Pinnacle Financial delivered strong Q1 2026 results post-Synovus merger, with adjusted diluted EPS of $2.39, net interest income of $933 million, and NIM expanding to 3.53%. Organic loan balances rose $2.1 billion (10% annualized) and core deposits grew $1.9 billion (8% annualized), while management reiterated full-year guidance and highlighted early revenue synergies. Shares rose 2% in premarket trading, reflecting constructive investor reaction to the integration progress and outlook.

Analysis

PNFP’s quarter is less about headline earnings and more about proof of concept: the merger is already acting as an operating leverage engine rather than an integration drag.
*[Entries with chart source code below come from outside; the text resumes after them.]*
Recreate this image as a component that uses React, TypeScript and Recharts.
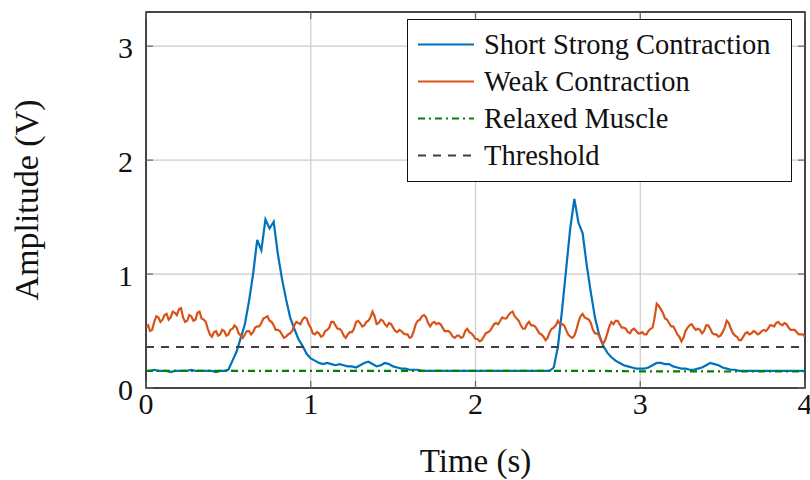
import React from 'react';
import { LineChart, Line, XAxis, YAxis, CartesianGrid, ReferenceArea } from 'recharts';

// EMG envelope recordings over 4 s
const STRONG_STEP = 0.025; // 25 ms sampling
const WEAK_STEP = 0.0125; // 12.5 ms sampling

const strongContraction = [
  0.15, 0.15, 0.16, 0.15, 0.15, 0.15, 0.14, 0.15, 0.15, 0.15,
  0.15, 0.16, 0.15, 0.15, 0.15, 0.15, 0.15, 0.14, 0.15, 0.15,
  0.16, 0.24, 0.32, 0.44, 0.56, 0.76, 1.00, 1.30, 1.21, 1.48,
  1.40, 1.46, 1.18, 0.96, 0.78, 0.62, 0.52, 0.43, 0.37, 0.30,
  0.26, 0.24, 0.22, 0.21, 0.22, 0.21, 0.20, 0.21, 0.20, 0.19,
  0.19, 0.18, 0.20, 0.22, 0.23, 0.21, 0.19, 0.20, 0.22, 0.21,
  0.19, 0.18, 0.17, 0.17, 0.16, 0.16, 0.16, 0.15, 0.15, 0.15,
  0.15, 0.15, 0.15, 0.15, 0.15, 0.15, 0.15, 0.15, 0.15, 0.15,
  0.15, 0.15, 0.15, 0.15, 0.15, 0.15, 0.15, 0.15, 0.15, 0.15,
  0.15, 0.15, 0.15, 0.15, 0.15, 0.15, 0.15, 0.15, 0.15, 0.18,
  0.36, 0.68, 1.04, 1.40, 1.66, 1.45, 1.36, 1.08, 0.84, 0.62,
  0.47, 0.37, 0.31, 0.27, 0.24, 0.22, 0.20, 0.19, 0.18, 0.17,
  0.17, 0.17, 0.18, 0.20, 0.22, 0.22, 0.21, 0.21, 0.19, 0.18,
  0.17, 0.17, 0.16, 0.16, 0.17, 0.18, 0.20, 0.22, 0.21, 0.20,
  0.18, 0.17, 0.16, 0.16, 0.15, 0.15, 0.15, 0.15, 0.15, 0.15,
  0.15, 0.15, 0.15, 0.15, 0.15, 0.15, 0.15, 0.15, 0.15, 0.15,
  0.15,
];

const weakContraction = [
  0.53, 0.55, 0.50, 0.51, 0.58, 0.63, 0.62, 0.58, 0.60, 0.64, 0.65, 0.60, 0.62, 0.67, 0.66, 0.64, 0.69, 0.70, 0.62, 0.58,
  0.59, 0.64, 0.63, 0.59, 0.60, 0.66, 0.67, 0.61, 0.60, 0.58, 0.52, 0.47, 0.45, 0.49, 0.50, 0.46, 0.47, 0.51, 0.50, 0.46,
  0.47, 0.51, 0.52, 0.55, 0.53, 0.48, 0.46, 0.44, 0.47, 0.50, 0.50, 0.47, 0.49, 0.53, 0.54, 0.54, 0.57, 0.61, 0.62, 0.63,
  0.59, 0.58, 0.55, 0.51, 0.51, 0.50, 0.47, 0.44, 0.45, 0.47, 0.48, 0.50, 0.55, 0.58, 0.57, 0.56, 0.60, 0.62, 0.61, 0.56,
  0.53, 0.48, 0.47, 0.49, 0.48, 0.45, 0.46, 0.50, 0.51, 0.53, 0.58, 0.58, 0.55, 0.52, 0.52, 0.50, 0.46, 0.44, 0.47, 0.49,
  0.49, 0.52, 0.58, 0.59, 0.57, 0.54, 0.55, 0.58, 0.59, 0.62, 0.67, 0.63, 0.56, 0.57, 0.60, 0.59, 0.56, 0.54, 0.57, 0.56,
  0.53, 0.50, 0.49, 0.51, 0.50, 0.48, 0.47, 0.47, 0.44, 0.45, 0.50, 0.56, 0.59, 0.60, 0.63, 0.64, 0.62, 0.57, 0.54, 0.57,
  0.58, 0.56, 0.57, 0.56, 0.53, 0.50, 0.50, 0.50, 0.48, 0.45, 0.44, 0.46, 0.46, 0.44, 0.45, 0.50, 0.52, 0.49, 0.48, 0.46,
  0.43, 0.43, 0.41, 0.42, 0.45, 0.48, 0.49, 0.50, 0.53, 0.56, 0.57, 0.56, 0.59, 0.62, 0.61, 0.61, 0.64, 0.66, 0.67, 0.63,
  0.61, 0.59, 0.55, 0.52, 0.52, 0.56, 0.58, 0.55, 0.55, 0.54, 0.51, 0.48, 0.47, 0.45, 0.42, 0.44, 0.49, 0.52, 0.53, 0.55,
  0.59, 0.56, 0.56, 0.55, 0.51, 0.47, 0.45, 0.44, 0.46, 0.51, 0.58, 0.63, 0.65, 0.62, 0.61, 0.60, 0.57, 0.51, 0.48, 0.48,
  0.46, 0.41, 0.39, 0.42, 0.48, 0.54, 0.58, 0.56, 0.59, 0.59, 0.56, 0.53, 0.53, 0.52, 0.49, 0.48, 0.51, 0.52, 0.50, 0.48,
  0.48, 0.49, 0.47, 0.47, 0.50, 0.52, 0.53, 0.62, 0.74, 0.72, 0.69, 0.66, 0.61, 0.60, 0.57, 0.54, 0.54, 0.51, 0.47, 0.45,
  0.41, 0.44, 0.50, 0.53, 0.55, 0.56, 0.53, 0.51, 0.52, 0.51, 0.48, 0.50, 0.55, 0.55, 0.52, 0.48, 0.47, 0.47, 0.45, 0.46,
  0.49, 0.53, 0.59, 0.57, 0.52, 0.48, 0.46, 0.45, 0.42, 0.42, 0.45, 0.48, 0.49, 0.47, 0.48, 0.50, 0.49, 0.47, 0.48, 0.50,
  0.51, 0.50, 0.52, 0.55, 0.55, 0.54, 0.57, 0.58, 0.56, 0.55, 0.57, 0.56, 0.53, 0.51, 0.51, 0.51, 0.49, 0.47, 0.47, 0.47,
  0.45,
];

// Relaxed muscle, sampled every 250 ms
const relaxedTimes = [0, 0.25, 0.5, 0.75, 1, 1.25, 1.5, 1.75, 2, 2.25, 2.5, 2.75, 3, 3.25, 3.5, 3.75, 4];
const relaxedMuscle = [0.15, 0.15, 0.15, 0.15, 0.15, 0.15, 0.15, 0.15, 0.15, 0.15, 0.15, 0.15, 0.146, 0.146, 0.145, 0.145, 0.145];

const thresholdLevel = 0.36;
const timeRange = [0, 4];
const timeTicks = [0, 1, 2, 3, 4];
const amplitudeTicks = [0, 1, 2, 3];
const amplitudeMax = 3.3;

const strongRows = strongContraction.map((v, i) => ({ t: Number((i * STRONG_STEP).toFixed(4)), strong: v }));
const weakRows = weakContraction.map((v, i) => ({ t: Number((i * WEAK_STEP).toFixed(4)), weak: v }));
const relaxedRows = relaxedTimes.map((t, i) => ({ t, relaxed: relaxedMuscle[i] }));
const thresholdRows = timeRange.map((t) => ({ t, threshold: thresholdLevel }));

const SERIES = [
  { key: 'strong', name: 'Short Strong Contraction', color: '#0072BD', dash: undefined as string | undefined },
  { key: 'weak', name: 'Weak Contraction', color: '#D95319', dash: undefined as string | undefined },
  { key: 'relaxed', name: 'Relaxed Muscle', color: '#008000', dash: '7 4 2 4' },
  { key: 'threshold', name: 'Threshold', color: '#404040', dash: '8 7' },
];

const W = 810;
const H = 480;
const PLOT = { left: 146, right: 805, top: 12, bottom: 388 };
const FONT = "'Liberation Serif', serif";
const TICK_LEN = 7;
const TICK_COLOR = '#666';
const LINE_W = 2.2;

const YTick = (props: any) => {
  const { x, y, payload } = props;
  return (
    <g>
      <line x1={PLOT.left} x2={PLOT.left + TICK_LEN} y1={y} y2={y} stroke={TICK_COLOR} strokeWidth={1.2} />
      <line x1={PLOT.right - TICK_LEN} x2={PLOT.right} y1={y} y2={y} stroke={TICK_COLOR} strokeWidth={1.2} />
      <text x={x} y={y} dy={12} textAnchor="end" fontFamily={FONT} fontSize={30} fill="#111">
        {payload.value}
      </text>
    </g>
  );
};

const XTick = (props: any) => {
  const { x, payload } = props;
  return (
    <g>
      <line x1={x} x2={x} y1={PLOT.bottom} y2={PLOT.bottom - TICK_LEN} stroke={TICK_COLOR} strokeWidth={1.2} />
      <line x1={x} x2={x} y1={PLOT.top} y2={PLOT.top + TICK_LEN} stroke={TICK_COLOR} strokeWidth={1.2} />
      <text x={x} y={PLOT.bottom + 26} textAnchor="middle" fontFamily={FONT} fontSize={30} fill="#111">
        {payload.value}
      </text>
    </g>
  );
};

const XTitle = () => (
  <text x={(PLOT.left + PLOT.right) / 2} y={472} textAnchor="middle" fontFamily={FONT} fontSize={33} fill="#111">
    Time (s)
  </text>
);

const YTitle = () => (
  <text
    transform={`translate(38, ${(PLOT.top + PLOT.bottom) / 2}) rotate(-90)`}
    textAnchor="middle"
    fontFamily={FONT}
    fontSize={34}
    fill="#111"
  >
    Amplitude (V)
  </text>
);

const LegendBox = () => (
  <div
    style={{
      position: 'absolute',
      left: 407,
      top: 19,
      width: 385,
      height: 163,
      boxSizing: 'border-box',
      border: '1.5px solid #111',
      background: '#fff',
      paddingTop: 6,
      fontFamily: FONT,
      fontSize: 28.5,
      color: '#111',
    }}
  >
    {SERIES.map((s) => (
      <div key={s.key} style={{ display: 'flex', alignItems: 'center', height: 37, whiteSpace: 'nowrap' }}>
        <svg width={76} height={37} style={{ flex: 'none' }}>
          <line x1={10} x2={66} y1={18.5} y2={18.5} stroke={s.color} strokeWidth={LINE_W} strokeDasharray={s.dash} />
        </svg>
        <span style={{ lineHeight: '37px' }}>{s.name}</span>
      </div>
    ))}
  </div>
);

export default function App() {
  return (
    <div style={{ position: 'absolute', left: 0, top: 0, width: W, height: H, background: '#fff' }}>
      <LineChart width={W} height={H} margin={{ top: PLOT.top, right: W - PLOT.right, bottom: 0, left: 0 }}>
        <CartesianGrid stroke="#cccccc" strokeWidth={1.2} />
        <XAxis
          dataKey="t"
          type="number"
          domain={timeRange}
          ticks={timeTicks}
          allowDataOverflow
          height={H - PLOT.bottom}
          axisLine={false}
          tickLine={false}
          tickSize={0}
          tickMargin={0}
          tick={<XTick />}
          interval={0}
          label={{ content: () => <XTitle /> }}
        />
        <YAxis
          type="number"
          domain={[0, amplitudeMax]}
          ticks={amplitudeTicks}
          allowDataOverflow
          width={PLOT.left}
          axisLine={false}
          tickLine={false}
          tickSize={0}
          tickMargin={13}
          tick={<YTick />}
          interval={0}
          label={{ content: () => <YTitle /> }}
        />
        <Line data={strongRows} dataKey="strong" stroke={SERIES[0].color} strokeWidth={LINE_W} dot={false} isAnimationActive={false} />
        <Line data={weakRows} dataKey="weak" stroke={SERIES[1].color} strokeWidth={LINE_W} dot={false} isAnimationActive={false} />
        <Line
          data={relaxedRows}
          dataKey="relaxed"
          stroke={SERIES[2].color}
          strokeWidth={LINE_W}
          strokeDasharray={SERIES[2].dash}
          dot={false}
          isAnimationActive={false}
        />
        <Line
          data={thresholdRows}
          dataKey="threshold"
          stroke={SERIES[3].color}
          strokeWidth={LINE_W}
          strokeDasharray={SERIES[3].dash}
          dot={false}
          isAnimationActive={false}
        />
        <ReferenceArea
          x1={timeRange[0]}
          x2={timeRange[1]}
          y1={0}
          y2={amplitudeMax}
          fill="none"
          fillOpacity={0}
          stroke="#111"
          strokeWidth={1.5}
          ifOverflow="visible"
        />
      </LineChart>
      <LegendBox />
    </div>
  );
}
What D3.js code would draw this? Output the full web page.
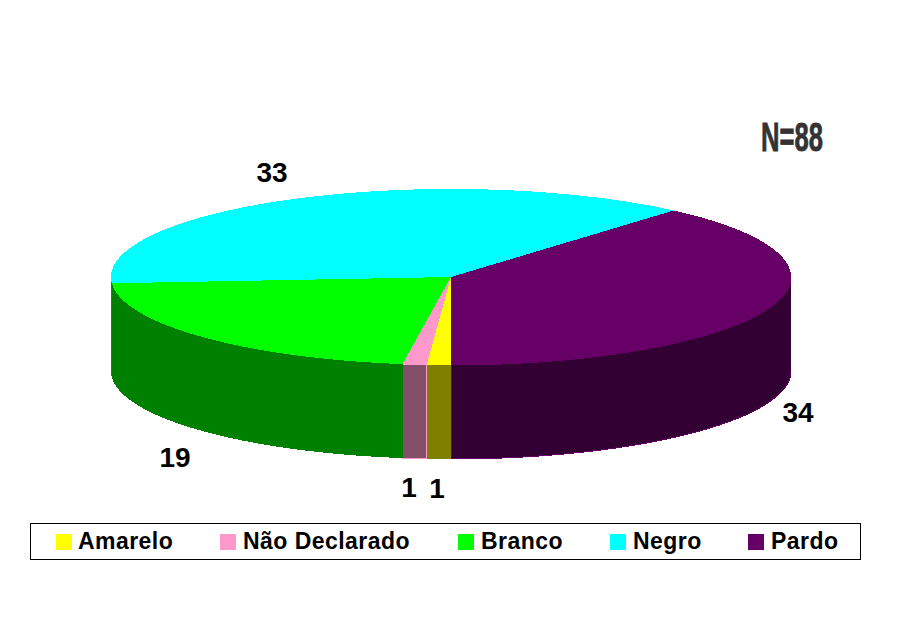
<!DOCTYPE html>
<html><head><meta charset="utf-8">
<script src="https://cdn.jsdelivr.net/npm/d3@7"></script>
<style>html,body{margin:0;padding:0;background:#fff}svg{display:block}text{font-family:"Liberation Sans",Arial,sans-serif;font-weight:bold;fill:#000}</style>
</head><body><div id="c"></div>
<script>
const categories=["Amarelo","Não Declarado","Branco","Negro","Pardo"];
const values=[1,1,19,33,34];
const topColors=["#ffff00","#ff99cc","#00ff00","#00ffff","#660066"];
const wallColors=["#808000","#844f69","#008000","#008080","#330033"];
const wallOutlines=[null,"#ff99cc",null,null,"#660066"];
const note="N=88";

const W=903,H=628;
const svg=d3.select("#c").append("svg").attr("width",W).attr("height",H);
svg.append("rect").attr("width",W).attr("height",H).attr("fill","#fff");

// elliptical projection of the pie: unit sin/cos onto pixels
const px=d3.scaleLinear().domain([-1,1]).range([111,791]);
const py=d3.scaleLinear().domain([-1,1]).range([189,365]);
const depth=94;
const arcs=d3.pie().sort(null).value(d=>d).startAngle(Math.PI).endAngle(3*Math.PI)(values);
const pt=(a,dy=0)=>[px(Math.sin(a)),py(-Math.cos(a))+dy];
const sample=(a0,a1)=>{const n=Math.max(2,Math.ceil((a1-a0)/0.01));return d3.range(n+1).map(i=>a0+(a1-a0)*i/n);};
const line=d3.line();

// side walls: only the part of each slice facing the viewer
const front=[Math.PI/2,3*Math.PI/2];
arcs.forEach(s=>{
  for(const k of [0,2]){
    const a0=Math.max(s.startAngle,front[0]+k*Math.PI),a1=Math.min(s.endAngle,front[1]+k*Math.PI);
    if(a1<=a0)continue;
    const as=sample(a0,a1);
    const ptsTop=as.map(a=>pt(a));
    const ptsBot=as.slice().reverse().map(a=>pt(a,depth));
    const o=wallOutlines[s.index];
    svg.append("path").attr("d",line(ptsTop.concat(ptsBot))+"Z")
      .attr("fill",wallColors[s.index])
      .attr("stroke",o||"none").attr("stroke-width",1)
      .attr("shape-rendering","crispEdges");
  }
});
// top faces
arcs.forEach(s=>{
  const pts=[[px(0),py(0)]].concat(sample(s.startAngle,s.endAngle).map(a=>pt(a)));
  svg.append("path").attr("d",line(pts)+"Z").attr("fill",topColors[s.index]).attr("shape-rendering","crispEdges");
});

// value labels
const labelAt={Amarelo:[437,498],"Não Declarado":[409,497],Branco:[175,467],Negro:[272,182],Pardo:[798,422]};
categories.forEach((c,i)=>{
  svg.append("text").attr("x",labelAt[c][0]).attr("y",labelAt[c][1]).attr("text-anchor","middle")
    .attr("font-size",28).text(values[i]);
});

// note
svg.append("text").attr("transform","translate(761,151) scale(0.64,1)").attr("font-size",40)
  .style("fill","#333").attr("stroke","#333").attr("stroke-width",0.8).text(note);

// legend
svg.append("rect").attr("x",30.5).attr("y",523.5).attr("width",830).attr("height",36)
  .attr("fill","#fff").attr("stroke","#000").attr("stroke-width",1).attr("shape-rendering","crispEdges");
const legendX=[56,220,458,610,748];
categories.forEach((c,i)=>{
  svg.append("rect").attr("x",legendX[i]).attr("y",534).attr("width",16).attr("height",16).attr("fill",topColors[i]);
  svg.append("text").attr("x",legendX[i]+(i?23:22)).attr("y",549).attr("font-size",23).attr("letter-spacing",0.45).text(c);
});
</script></body></html>
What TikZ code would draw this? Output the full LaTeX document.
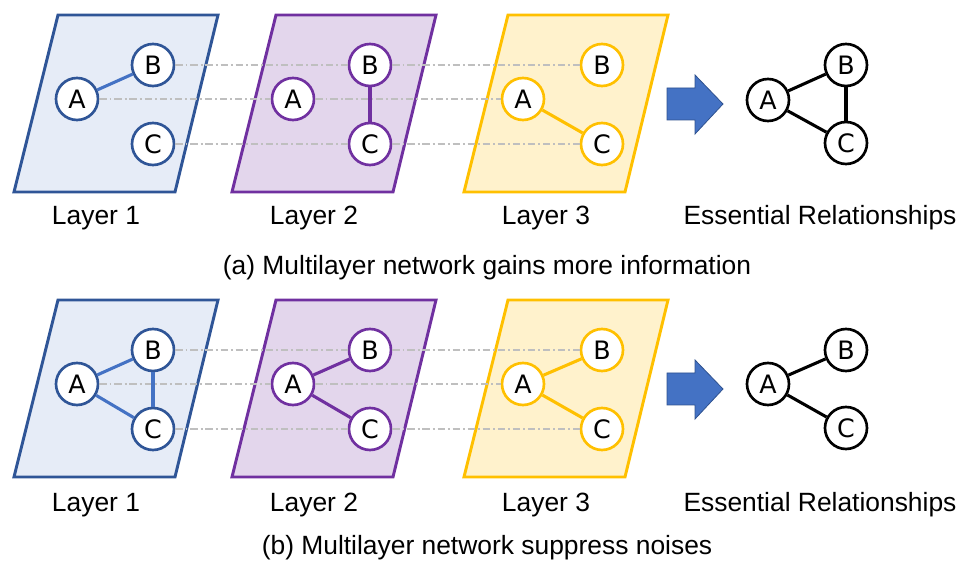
\documentclass[tikz,border=0pt]{standalone}
\usepackage{fontspec}
\setmainfont{Liberation Sans}
\newfontfamily\letterfont{DejaVu Sans}
\usepackage{xcolor}
\usepackage{tikz}
\usetikzlibrary{positioning}
\definecolor{blueline}{HTML}{2F5597}
\definecolor{bluefill}{HTML}{E6ECF7}
\definecolor{blueedge}{HTML}{4472C4}
\definecolor{purpleline}{HTML}{7030A0}
\definecolor{purplefill}{HTML}{E3D6EC}
\definecolor{goldline}{HTML}{FFC000}
\definecolor{goldfill}{HTML}{FFF2CC}
\definecolor{linkgray}{HTML}{BFBFBF}
\definecolor{arrowedge}{HTML}{2F528F}
\tikzstyle{vertex} = [circle, minimum size=31.5pt, inner sep=0pt, fill=white, line width=2pt, font=\letterfont\fontsize{19}{19}\selectfont]
\tikzstyle{blueV} = [vertex, draw=blueline]
\tikzstyle{purpleV} = [vertex, draw=purpleline]
\tikzstyle{goldV} = [vertex, draw=goldline]
\tikzstyle{blackV} = [vertex, draw=black]
\tikzstyle{bluepanel} = [draw=blueline, fill=bluefill, line width=2.2pt]
\tikzstyle{purplepanel} = [draw=purpleline, fill=purplefill, line width=2.2pt]
\tikzstyle{goldpanel} = [draw=goldline, fill=goldfill, line width=2.2pt]
\tikzstyle{tie} = [line width=2.3pt]
\tikzstyle{link} = [draw=linkgray, line width=1.1pt, dash pattern=on 5.5pt off 2.2pt on 1.4pt off 2.2pt]
\tikzstyle{bigarrow} = [fill=blueedge, draw=arrowedge, line width=0.6pt]
\tikzstyle{layertext} = [font=\fontsize{19.8}{19.8}\selectfont]

\begin{document}
\begin{tikzpicture}[x=0.75pt, y=-0.75pt]
\useasboundingbox (0,0) rectangle (972,566);

% (a) panels
\filldraw [bluepanel] (58,15) -- (218,15) -- (175,192) -- (14,192) -- cycle;
\filldraw [purplepanel] (276,15) -- (436,15) -- (393,192) -- (232,192) -- cycle;
\filldraw [goldpanel] (508,15) -- (668,15) -- (625,192) -- (464,192) -- cycle;

\node (a1A) [blueV] at (77,99) {A};
\node (a1B) [blueV] at (153,65) {B};
\node (a1C) [blueV] at (153,144) {C};
\node (a2A) [purpleV] at (293,99) {A};
\node (a2B) [purpleV] at (370,65) {B};
\node (a2C) [purpleV] at (370,144) {C};
\node (a3A) [goldV] at (523,99) {A};
\node (a3B) [goldV] at (602,65) {B};
\node (a3C) [goldV] at (602,144) {C};
\node (a4A) [blackV] at (768,100) {A};
\node (a4B) [blackV] at (846,65) {B};
\node (a4C) [blackV] at (846,143) {C};

\draw [link] (a1A) -- (a2A);
\draw [link] (a2A) -- (a3A);
\draw [link] (a1B) -- (a2B);
\draw [link] (a2B) -- (a3B);
\draw [link] (a1C) -- (a2C);
\draw [link] (a2C) -- (a3C);

\draw [tie, blueedge] (a1A) -- (a1B);
\draw [tie, purpleline] (a2B) -- (a2C);
\draw [tie, goldline] (a3A) -- (a3C);
\draw [tie] (a4A) -- (a4B);
\draw [tie] (a4B) -- (a4C);
\draw [tie] (a4A) -- (a4C);

\filldraw [bigarrow] (667,88) -- (695,88) -- (695,75) -- (723,104) -- (695,134) -- (695,120) -- (667,120) -- cycle;

\node (a1lab) [layertext] at (96,218) {Layer 1};
\node (a2lab) [layertext] at (314,218) {Layer 2};
\node (a3lab) [layertext] at (546,218) {Layer 3};
\node (a4lab) [layertext] at (820,218) {Essential Relationships};
\node (acap) [layertext] at (487,268) {(a) Multilayer network gains more information};

% (b) panels
\filldraw [bluepanel] (58,300) -- (218,300) -- (175,477) -- (14,477) -- cycle;
\filldraw [purplepanel] (276,300) -- (436,300) -- (393,477) -- (232,477) -- cycle;
\filldraw [goldpanel] (508,300) -- (668,300) -- (625,477) -- (464,477) -- cycle;

\node (b1A) [blueV] at (77,384) {A};
\node (b1B) [blueV] at (153,350) {B};
\node (b1C) [blueV] at (153,429) {C};
\node (b2A) [purpleV] at (293,384) {A};
\node (b2B) [purpleV] at (370,350) {B};
\node (b2C) [purpleV] at (370,429) {C};
\node (b3A) [goldV] at (523,384) {A};
\node (b3B) [goldV] at (602,350) {B};
\node (b3C) [goldV] at (602,429) {C};
\node (b4A) [blackV] at (768,384) {A};
\node (b4B) [blackV] at (846,350) {B};
\node (b4C) [blackV] at (846,428) {C};

\draw [link] (b1A) -- (b2A);
\draw [link] (b2A) -- (b3A);
\draw [link] (b1B) -- (b2B);
\draw [link] (b2B) -- (b3B);
\draw [link] (b1C) -- (b2C);
\draw [link] (b2C) -- (b3C);

\draw [tie, blueedge] (b1A) -- (b1B);
\draw [tie, blueedge] (b1B) -- (b1C);
\draw [tie, blueedge] (b1A) -- (b1C);
\draw [tie, purpleline] (b2A) -- (b2B);
\draw [tie, purpleline] (b2A) -- (b2C);
\draw [tie, goldline] (b3A) -- (b3B);
\draw [tie, goldline] (b3A) -- (b3C);
\draw [tie] (b4A) -- (b4B);
\draw [tie] (b4A) -- (b4C);

\filldraw [bigarrow] (667,373) -- (695,373) -- (695,360) -- (723,389) -- (695,419) -- (695,405) -- (667,405) -- cycle;

\node (b1lab) [layertext] at (96,505) {Layer 1};
\node (b2lab) [layertext] at (314,505) {Layer 2};
\node (b3lab) [layertext] at (546,505) {Layer 3};
\node (b4lab) [layertext] at (820,505) {Essential Relationships};
\node (bcap) [layertext] at (487,548) {(b) Multilayer network suppress noises};
\end{tikzpicture}
\end{document}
The market is still treating bank M&A as a cost story, but the more important second-order effect is distribution capacity — more producers, more client relationships, more cross-sell surface area, and a larger balance sheet that can monetize adjacency in capital markets and specialty lending. That tends to show up with a lag, so the real upside here is likely in the next 2-4 quarters if hiring productivity holds and converted relationships start to fund up. The hidden risk is not credit; it’s execution on the funding mix. Management is intentionally shrinking brokered funding while building securities and liquidity, which is good for stability but can cap near-term NII expansion if loan growth outruns core deposit conversion. That means the stock’s next rerate needs either stronger fee synergies or a cleaner path to margin preservation as the balance sheet re-prices; otherwise, the market will keep anchoring on the "integration premium" rather than awarding a full growth multiple. Consensus is probably underestimating how much of the post-merger value creation is already embedded in the hiring book, not the official synergy targets. The market tends to discount banker-led franchises because the benefits are harder to model, but that also means the upside is not fully reflected until retention data and production conversion stay strong through the first bonus cycle. If macro weakens modestly, this model is still relatively insulated; if a genuine credit turn arrives, the NDFI book and CRE mix become the watchpoints, but the reserve build suggests management is already leaning into that risk rather than waiting for it to hit.